Moi mon renouvellement sera en février 2023. j'ai reçu le dossier courant août. j'étais en vacances donc autre chose à foutre que de remplir le dossier, aller chez la doc qui n'était pas là non plus. j'ai reçu le Cerfa 04, donc périmé à compter du 1er septembre. Bah je vais quand même renvoyer celui là... et je continuerai sur la base 7h/20h. jusqu'à fin février de toute façon c'est mon agrément actuel qui court donc sur ces bases là.
Et ensuite...de mars à juillet... peu importe vu que j'arrête en août...
Mon petit fils arrive à 8h. L'autre enfant arrivera 2j/semaine à 7h30 sinon c'est 10h. Jamais de départ au delà de 18h30. Donc ça va pas m'empêcher de dormir...


----------



## GénéralMétal1988 (2 Septembre 2022)

Bonsoir oui c'est le nouveau cerfa, je l'ai dit la semaine dernière au sujet des horaires atypiques. 
Ne pas oublier le respect des mineurs présents à domicile donc souvent les enfants des ams avant 8h et après 18h.

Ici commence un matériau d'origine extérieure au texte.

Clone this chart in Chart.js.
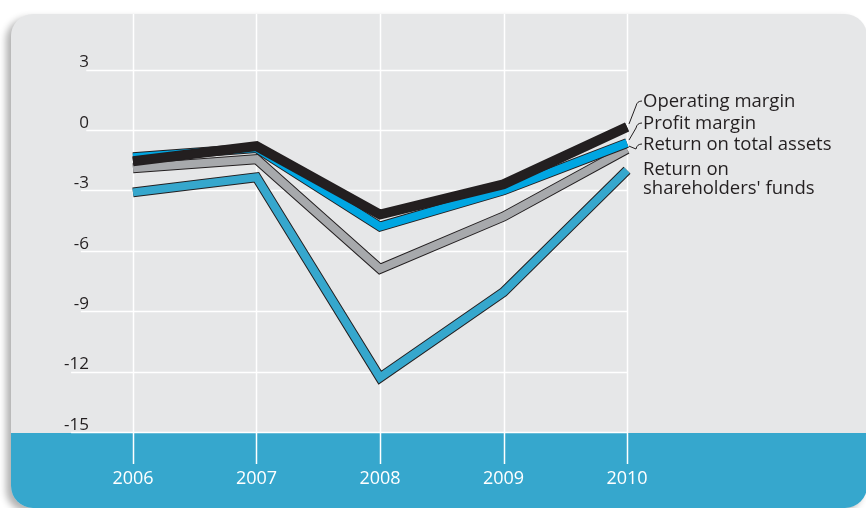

Ceci explique peut-être celà.


----------



## Sandrine2572 (2 Septembre 2022)

C est dingue comme il y a des différences entre chaque département . Ici si tu demande pas ton dossier de renouvellement ben tu va l attendre longtemps ☹️


----------



## Catie6432 (2 Septembre 2022)

Pas avisée ! Donc je fais comme si je l'ignorais jusqu'à mon renouvellement de mars 2022. Je ne suis pas madame soleil voyante extra lucide.


----------



## kikine (3 Septembre 2022)

nul n'est censé ignorer les lois....


----------



## Sandrine2572 (3 Septembre 2022)

Kikine nul est censé ignorer la loi ok avec toi . mais il serait grand temps de mettre toutes les régions a la même enseignes et de nous tenir informés des évolutions et changement que l on ne soit pas obligé d aller à la chasse aux infos


----------



## Catie6432 (3 Septembre 2022)

On dira que l'info n'est pas arrivée jusqu'à moi !


----------